L’intégralité de ce fait divers étonnant ici
MF : Peut-être Doureuuuh. Quand je te disais le truc de communauté, je me suis rendu compte que bien plus qu’être une petite ville de la frontière belge, le festival a créé quelque chose. Ce cri de guerre, c’est pas du tout une volonté de notre part. Je me demande quand va apparaître le blason, type équipe de foot ou quand on va avoir un drapeau. Je me dis que peu importe le nom de la ville où on est, ce sont les gens qui s’y retrouvent qui forment le truc. C’est wallon, flammand, c’est universel, c’est ‘Doureuuuh’, le cri de notre communauté.
Dernière minute : tu regardes Alex Stevens, le co-programmateur, travailler et tu as une soudaine envie de lui déclarer ta flamme. Tu ne sais pas ce qui t’arrive. C’est un peu gênant mais c’est plus fort que toi. Comment tu t’y prends ?

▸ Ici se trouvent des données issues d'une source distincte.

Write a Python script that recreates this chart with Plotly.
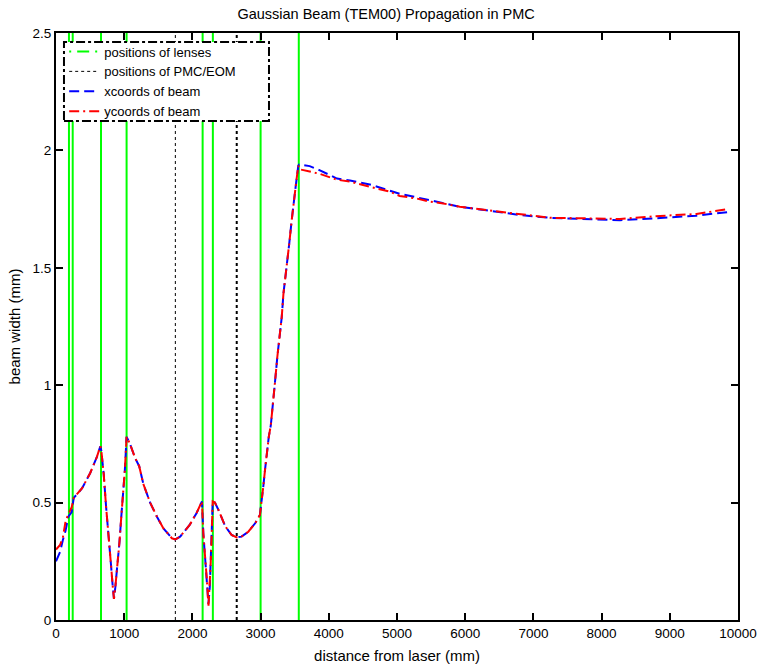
import plotly.graph_objects as go

# Positions along the beam path (mm)
lens_positions = [190, 245, 660, 1035, 2150, 2300, 3000, 3560]
pmc_eom_positions = [1750, 2650]

# Beam width samples (mm) along the propagation distance
dist = [0, 60, 100, 140, 180, 200, 230, 245, 260, 380, 500, 600, 650, 665, 700,
        735, 755, 780, 805, 830, 850, 870, 900, 930, 960, 985, 1010, 1035, 1085,
        1160, 1220, 1280, 1380, 1480, 1575, 1700, 1750, 1820, 1960, 2060, 2140,
        2160, 2185, 2200, 2220, 2235, 2255, 2268, 2280, 2298, 2330, 2380, 2480,
        2575, 2650, 2720, 2820, 2920, 2990, 3015, 3040, 3065, 3090, 3120, 3150,
        3180, 3210, 3245, 3285, 3310, 3335, 3385, 3415, 3455, 3490, 3520, 3553,
        3565, 3720, 3870, 4120, 4310, 4600, 4900, 5040, 5290, 5480, 5680, 5920,
        6310, 6800, 7240, 7680, 8270, 8860, 9390, 9840]

width_x = [0.25, 0.29, 0.34, 0.38, 0.44, 0.45, 0.46, 0.49, 0.52, 0.56, 0.625,
           0.695, 0.74, 0.72, 0.62, 0.48, 0.40, 0.34, 0.24, 0.15, 0.09, 0.14,
           0.23, 0.33, 0.45, 0.54, 0.64, 0.78, 0.75, 0.69, 0.655, 0.58, 0.50,
           0.44, 0.39, 0.348, 0.343, 0.355, 0.405, 0.455, 0.505, 0.37, 0.28,
           0.20, 0.14, 0.07, 0.14, 0.24, 0.34, 0.505, 0.50, 0.47, 0.40, 0.362,
           0.352, 0.355, 0.376, 0.412, 0.447, 0.50, 0.57, 0.64, 0.71, 0.78, 0.83,
           0.91, 1.01, 1.12, 1.21, 1.29, 1.39, 1.505, 1.59, 1.70, 1.775, 1.86,
           1.935, 1.94, 1.933, 1.915, 1.88, 1.872, 1.855, 1.83, 1.815, 1.80,
           1.788, 1.778, 1.76, 1.745, 1.725, 1.713, 1.708, 1.703, 1.712, 1.722,
           1.737]

width_y = [0.30, 0.32, 0.35, 0.42, 0.45, 0.46, 0.48, 0.50, 0.52, 0.56, 0.625,
           0.695, 0.74, 0.72, 0.62, 0.48, 0.40, 0.34, 0.24, 0.15, 0.09, 0.14,
           0.23, 0.33, 0.45, 0.54, 0.64, 0.78, 0.75, 0.69, 0.655, 0.58, 0.50,
           0.44, 0.39, 0.348, 0.343, 0.355, 0.405, 0.455, 0.505, 0.37, 0.28,
           0.20, 0.14, 0.055, 0.14, 0.24, 0.34, 0.505, 0.50, 0.47, 0.40, 0.362,
           0.352, 0.355, 0.376, 0.412, 0.447, 0.50, 0.57, 0.64, 0.71, 0.78, 0.83,
           0.91, 1.01, 1.12, 1.21, 1.29, 1.39, 1.505, 1.59, 1.70, 1.775, 1.86,
           1.935, 1.92, 1.91, 1.90, 1.875, 1.867, 1.845, 1.824, 1.806, 1.795,
           1.782, 1.774, 1.76, 1.746, 1.729, 1.713, 1.711, 1.708, 1.721, 1.729,
           1.75]

Y_MAX = 2.5
FONT = "Liberation Sans, Arial, sans-serif"


def vlines(xs, ymax):
    """Build x/y lists for vertical segments from 0 to ymax, separated by gaps."""
    vx, vy = [], []
    for x in xs:
        vx += [x, x, None]
        vy += [0, ymax, None]
    return vx, vy


fig = go.Figure()

# Lens positions: solid green verticals in the plot, dash-dot sample in the legend
lx, ly = vlines(lens_positions, Y_MAX)
fig.add_trace(go.Scatter(x=lx, y=ly, mode="lines", showlegend=False,
                         line=dict(color="#00ff00", width=2), hoverinfo="skip"))
fig.add_trace(go.Scatter(x=[None], y=[None], mode="lines", name="positions of lenses",
                         line=dict(color="#00ff00", width=2, dash="2px,6px,12px,6px")))

# PMC / EOM positions: black dotted verticals
px0, py0 = vlines(pmc_eom_positions[:1], Y_MAX)
px1, py1 = vlines(pmc_eom_positions[1:], Y_MAX)
fig.add_trace(go.Scatter(x=px0, y=py0, mode="lines", name="positions of PMC/EOM",
                         line=dict(color="black", width=1, dash="3px,3px")))
fig.add_trace(go.Scatter(x=px1, y=py1, mode="lines", showlegend=False,
                         line=dict(color="black", width=2, dash="3px,3px")))

# Beam widths
fig.add_trace(go.Scatter(x=dist, y=width_x, mode="lines", name="xcoords of beam",
                         line=dict(color="#0000ff", width=2, dash="10px,5px")))
fig.add_trace(go.Scatter(x=dist, y=width_y, mode="lines", name="ycoords of beam",
                         line=dict(color="#ff0000", width=2, dash="10px,4px,2px,4px")))

axis_common = dict(
    showline=True, linecolor="black", linewidth=2, mirror="ticks",
    ticks="inside", ticklen=7, tickwidth=2, tickcolor="black",
    showgrid=False, zeroline=False, automargin=False,
    tickfont=dict(family=FONT, size=13.5, color="black"),
)

fig.update_xaxes(range=[0, 10000], dtick=1000, tick0=0, tickformat="d",
                 title=dict(text="distance from laser (mm)",
                            font=dict(family=FONT, size=15, color="black"),
                            standoff=14),
                 **axis_common)
fig.update_yaxes(range=[0, Y_MAX], dtick=0.5, tick0=0,
                 title=dict(text="beam width (mm)",
                            font=dict(family=FONT, size=15, color="black"),
                            standoff=8),
                 **axis_common)

# Dash-dot framed legend box
fig.add_shape(type="rect", xref="paper", yref="paper",
              x0=0.0117, x1=0.3123, y0=0.850, y1=0.9847,
              line=dict(color="black", width=2, dash="dashdot"),
              fillcolor="white", layer="above")

fig.update_layout(
    width=758, height=664,
    margin=dict(l=56, r=20, t=33, b=44, autoexpand=False),
    paper_bgcolor="white", plot_bgcolor="white",
    font=dict(family=FONT, size=13.5, color="black"),
    title=dict(text="Gaussian Beam (TEM00) Propagation in PMC",
               x=0.484, xref="paper", xanchor="center",
               y=1 - 14 / 664, yref="container", yanchor="middle",
               font=dict(family=FONT, size=14.5, color="black")),
    legend=dict(x=0.012, y=0.994, xanchor="left", yanchor="top",
                bgcolor="rgba(0,0,0,0)", borderwidth=0,
                font=dict(family=FONT, size=13, color="black"),
                tracegroupgap=0, itemwidth=30),
    showlegend=True,
)

fig.write_html("out.html")
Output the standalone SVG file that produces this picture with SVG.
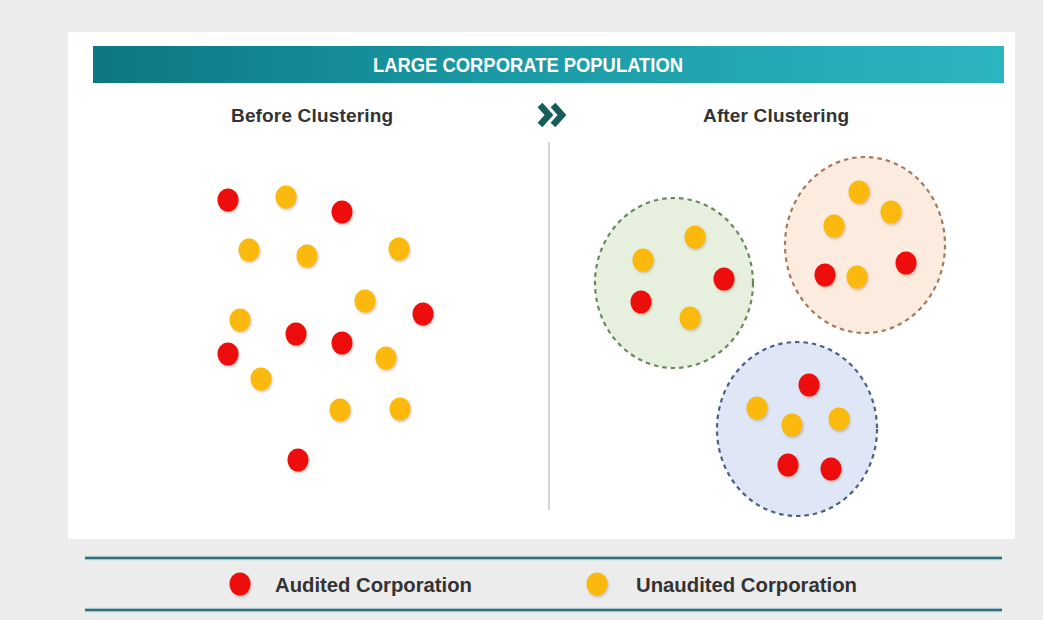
<svg xmlns="http://www.w3.org/2000/svg" width="1043" height="620" viewBox="0 0 1043 620">
  <defs>
    <linearGradient id="bannerGrad" x1="0" y1="0" x2="1" y2="0">
      <stop offset="0" stop-color="#0c7782"/>
      <stop offset="0.45" stop-color="#1b9aa5"/>
      <stop offset="1" stop-color="#2bb5bf"/>
    </linearGradient>
    <filter id="dotShadow" x="-50%" y="-50%" width="200%" height="200%">
      <feDropShadow dx="1" dy="1.5" stdDeviation="1.2" flood-color="#7a5a3a" flood-opacity="0.35"/>
    </filter>
    <ellipse id="dot" cx="0" cy="0" rx="10.5" ry="11.5"/>
  </defs>
  <style>
    .title { font-family: "Liberation Sans", Arial, sans-serif; font-weight: bold; font-size: 19px; fill: #333333; }
    .banner-text { font-family: "Liberation Sans", Arial, sans-serif; font-weight: bold; font-size: 20px; fill: #ffffff; }
    .legend-text { font-family: "Liberation Sans", Arial, sans-serif; font-weight: bold; font-size: 21px; fill: #333333; }
    .red { fill: #ee0a0a; filter: url(#dotShadow); }
    .yellow { fill: #fbb90a; filter: url(#dotShadow); }
    .cluster { stroke-width: 2.2; stroke-dasharray: 4.5 4; }
    .rule-halo { stroke: #c8e4e7; stroke-width: 5; }
    .rule { stroke: #33707a; stroke-width: 2.5; }
  </style>

  <!-- page and panel -->
  <rect x="0" y="0" width="1043" height="620" fill="#ececec"/>
  <rect x="68" y="32" width="947" height="507" fill="#ffffff"/>

  <g id="banner">
    <rect x="93" y="46" width="911" height="37" fill="url(#bannerGrad)"/>
    <text class="banner-text" x="528" y="72" text-anchor="middle" textLength="310" lengthAdjust="spacingAndGlyphs">LARGE CORPORATE POPULATION</text>
  </g>

  <g id="title-before">
    <text class="title" x="312" y="122" text-anchor="middle" textLength="162">Before Clustering</text>
  </g>
  <g id="title-after">
    <text class="title" x="776" y="122" text-anchor="middle" textLength="146">After Clustering</text>
  </g>

  <g id="chevron" fill="none" stroke="#175e58" stroke-width="6.5" stroke-linejoin="miter">
    <polyline points="540,105 549,115 540,125"/>
    <polyline points="553,105 562,115 553,125"/>
  </g>

  <g id="divider">
    <line x1="549" y1="142" x2="549" y2="510" stroke="#d2d2d2" stroke-width="2"/>
  </g>

  <!-- unclustered population -->
  <g id="population-before">
    <use href="#dot" class="red" x="228" y="200"/>
    <use href="#dot" class="yellow" x="286" y="197"/>
    <use href="#dot" class="red" x="342" y="212"/>
    <use href="#dot" class="yellow" x="249" y="250"/>
    <use href="#dot" class="yellow" x="307" y="256"/>
    <use href="#dot" class="yellow" x="399" y="249"/>
    <use href="#dot" class="yellow" x="365" y="301"/>
    <use href="#dot" class="red" x="423" y="314"/>
    <use href="#dot" class="yellow" x="240" y="320"/>
    <use href="#dot" class="red" x="296" y="334"/>
    <use href="#dot" class="red" x="342" y="343"/>
    <use href="#dot" class="red" x="228" y="354"/>
    <use href="#dot" class="yellow" x="386" y="358"/>
    <use href="#dot" class="yellow" x="261" y="379"/>
    <use href="#dot" class="yellow" x="340" y="410"/>
    <use href="#dot" class="yellow" x="400" y="409"/>
    <use href="#dot" class="red" x="298" y="460"/>
  </g>

  <!-- clusters -->
  <g id="cluster-green">
    <ellipse class="cluster" cx="674" cy="283" rx="79" ry="85" fill="#e7f0de" stroke="#6b8a5c"/>
    <use href="#dot" class="yellow" x="695" y="237"/>
    <use href="#dot" class="yellow" x="643" y="260"/>
    <use href="#dot" class="red" x="724" y="279"/>
    <use href="#dot" class="red" x="641" y="302"/>
    <use href="#dot" class="yellow" x="690" y="318"/>
  </g>

  <g id="cluster-orange">
    <ellipse class="cluster" cx="865" cy="245" rx="80" ry="88" fill="#fcebdf" stroke="#a87a5c"/>
    <use href="#dot" class="yellow" x="859" y="192"/>
    <use href="#dot" class="yellow" x="891" y="212"/>
    <use href="#dot" class="yellow" x="834" y="226"/>
    <use href="#dot" class="red" x="906" y="263"/>
    <use href="#dot" class="red" x="825" y="275"/>
    <use href="#dot" class="yellow" x="857" y="277"/>
  </g>

  <g id="cluster-blue">
    <ellipse class="cluster" cx="797" cy="429" rx="80" ry="87" fill="#dfe7f6" stroke="#4c5f86"/>
    <use href="#dot" class="red" x="809" y="385"/>
    <use href="#dot" class="yellow" x="757" y="408"/>
    <use href="#dot" class="yellow" x="792" y="425"/>
    <use href="#dot" class="yellow" x="839" y="419"/>
    <use href="#dot" class="red" x="788" y="465"/>
    <use href="#dot" class="red" x="831" y="469"/>
  </g>

  <!-- legend -->
  <g id="legend">
    <line class="rule-halo" x1="85" y1="558" x2="1002" y2="558"/>
    <line class="rule" x1="85" y1="558" x2="1002" y2="558"/>
    <line class="rule-halo" x1="85" y1="610" x2="1002" y2="610"/>
    <line class="rule" x1="85" y1="610" x2="1002" y2="610"/>
    <g id="legend-audited">
      <use href="#dot" class="red" x="240" y="584"/>
      <text class="legend-text" x="275" y="592" textLength="197" lengthAdjust="spacingAndGlyphs">Audited Corporation</text>
    </g>
    <g id="legend-unaudited">
      <use href="#dot" class="yellow" x="597" y="584"/>
      <text class="legend-text" x="636" y="592" textLength="221" lengthAdjust="spacingAndGlyphs">Unaudited Corporation</text>
    </g>
  </g>
</svg>
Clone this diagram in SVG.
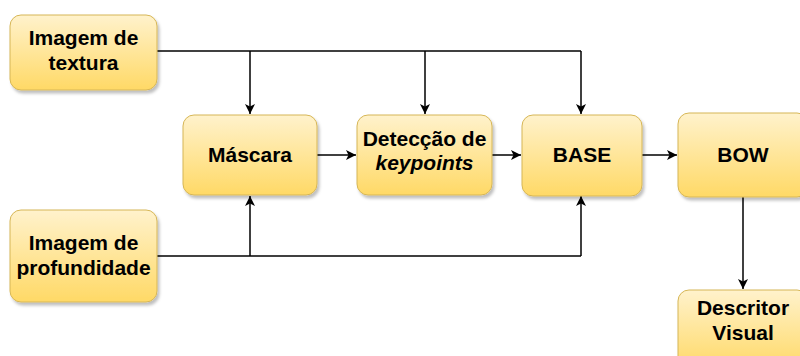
<svg xmlns="http://www.w3.org/2000/svg" width="800" height="356" viewBox="0 0 800 356">
  <defs>
    <linearGradient id="fill" x1="0" y1="0" x2="0" y2="1">
      <stop offset="0" stop-color="#fff2cc"/>
      <stop offset="1" stop-color="#ffd966"/>
    </linearGradient>
    <filter id="shadow" x="-10%" y="-10%" width="130%" height="140%">
      <feDropShadow dx="2" dy="3" stdDeviation="1.5" flood-color="#000" flood-opacity="0.25"/>
    </filter>
    <marker id="arrow" viewBox="0 0 10 10" refX="10" refY="5" markerWidth="10" markerHeight="10" markerUnits="userSpaceOnUse" orient="auto">
      <path d="M0,0 L10,5 L0,10 L2.5,5 Z" fill="#000"/>
    </marker>
  </defs>
  <style>
    .box { fill: url(#fill); stroke: #d6b656; stroke-width: 1; filter: url(#shadow); }
    .lbl { font-family: "Liberation Sans", Arial, Helvetica, sans-serif; font-weight: bold; font-size: 21px; fill: #000; text-anchor: middle; }
    .edge { fill: none; stroke: #000; stroke-width: 1.5; }
    .arr { marker-end: url(#arrow); }
  </style>

  <rect width="800" height="356" fill="#fff"/>

  <g id="connectors">
    <!-- texture image feed -->
    <path class="edge" d="M157,51 H581" stroke-width="2"/>
    <path class="edge arr" d="M250,51 V114"/>
    <path class="edge arr" d="M425,51 V114"/>
    <path class="edge arr" d="M581,51 V114"/>
    <!-- depth image feed -->
    <path class="edge" d="M157,256 H581"/>
    <path class="edge arr" d="M250,256 V196"/>
    <path class="edge arr" d="M581,256 V196"/>
    <!-- main pipeline -->
    <path class="edge arr" d="M317,155 H356"/>
    <path class="edge arr" d="M492,155 H521"/>
    <path class="edge arr" d="M642,155 H677"/>
    <path class="edge arr" d="M743,197 V289"/>
  </g>

  <g id="imagem-textura">
    <rect class="box" x="10" y="15" width="147" height="75" rx="11"/>
    <text class="lbl" x="83.5" y="45">Imagem de</text>
    <text class="lbl" x="83.5" y="70">textura</text>
  </g>

  <g id="imagem-profundidade">
    <rect class="box" x="10" y="210" width="147" height="92" rx="11"/>
    <text class="lbl" x="83.5" y="250">Imagem de</text>
    <text class="lbl" x="83.5" y="275">profundidade</text>
  </g>

  <g id="mascara">
    <rect class="box" x="183" y="115" width="134" height="80" rx="11"/>
    <text class="lbl" x="250" y="162">Máscara</text>
  </g>

  <g id="deteccao">
    <rect class="box" x="357" y="115" width="135" height="80" rx="11"/>
    <text class="lbl" x="424.5" y="146">Detecção de</text>
    <text class="lbl" x="424.5" y="170" font-style="italic">keypoints</text>
  </g>

  <g id="base">
    <rect class="box" x="522" y="115" width="120" height="81" rx="11"/>
    <text class="lbl" x="582" y="162">BASE</text>
  </g>

  <g id="bow">
    <rect class="box" x="678" y="113" width="130" height="84" rx="11"/>
    <text class="lbl" x="743" y="162">BOW</text>
  </g>

  <g id="descritor-visual">
    <rect class="box" x="678" y="290" width="130" height="80" rx="11"/>
    <text class="lbl" x="743" y="315">Descritor</text>
    <text class="lbl" x="743" y="340">Visual</text>
  </g>
</svg>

MF : Je dors plus avec lui qu’avec ma propre meuf et j’aurais pu le faire plein de fois en étant dans des états pas possibles. D’abord, je me dirais que je suis vraiment con de ne pas l’avoir fait avant parce que sans même parler j’aurais pu l’attraper. Je crois que je lui déclarerais comme ça très spontanément et que lui se foutrait de ma gueule. Il ne le comprendrait pas. Le mieux, c’est de l’attraper et de ne pas discuter. Avec Alex, il faut agir.